ABSTRACT

The earliest relevant literature comes from a Jewish military colony stationed on the island of Elephantine opposite the city of Syene in Upper Egypt. Aramaic papyri found at the site and coming mostly from the late fifth century BCE contain many dates (often double dates from different systems) that allow us to draw some conclusions about the calendars that were employed by the inhabitants in their letters, contracts, and other official documents. B.Porten has recently surveyed all the relevant evidence from Egyptian Aramaic texts, whether from, or dealing with, Jews or related to people of another race. He organizes the dates in the documents into three categories: those with exclusively Egyptian dates; those with exclusively Babylonian dates; and those which have synchronized double (Babylonian and Egyptian) dates. He surveys twenty one texts with Egyptian dates alone. Among these are four letters that are written between Jews. The category of texts using Babylonian dates alone is smaller but again, in some cases, they are employed by Jews. In these texts the month names Nisan, Sivan, Tammuz, Marcheshvan, and Tebet appear. The double-date category is the largest (about thirty texts).
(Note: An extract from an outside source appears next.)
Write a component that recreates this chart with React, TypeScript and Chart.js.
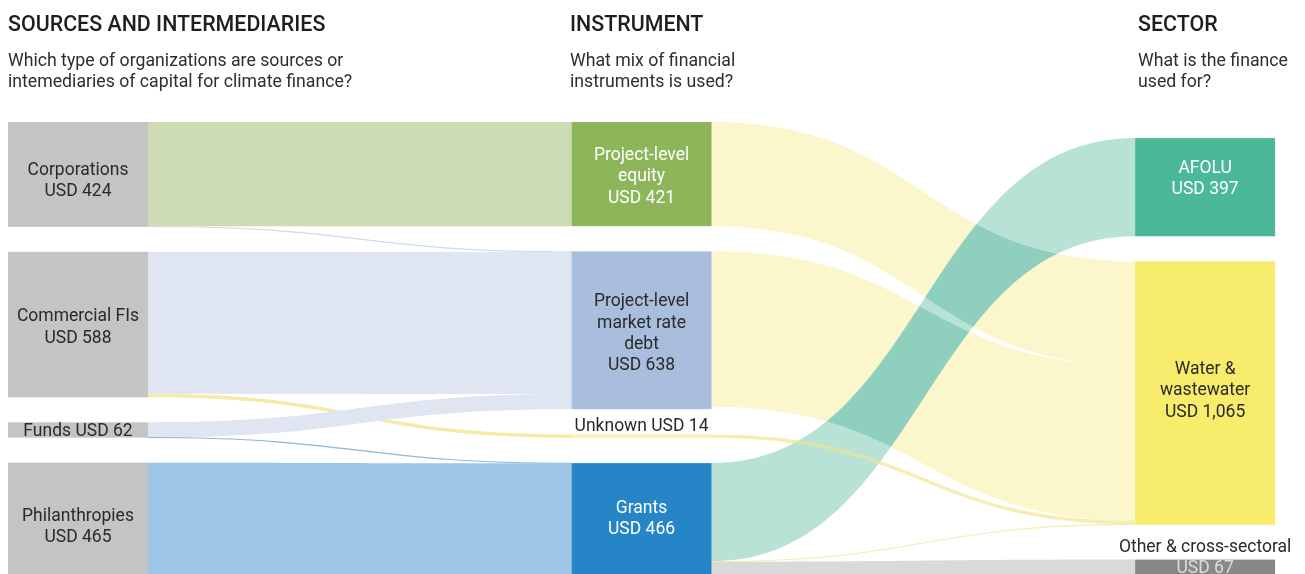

In them the Babylonian date always comes first, and all the Babylonian month names occur except Tebet. Porten concludes from the data that “there is no evidence for a Jewish calendar at Elephantine as distinct from the Babylonian calendar” (Porten 1990:32). It is interesting that the Jewish people whose lives are reflected in the papyri employed the calendars in use in the cosmopolitan context in which they lived. The Egyptian calendar was a solar one of 360 days plus five epagomenal or extra days tacked on to the end of the year. The Babylonian system (which the Persians adopted) was a lunar arrangement that was adjusted with an intercalary month seven times in nineteen years.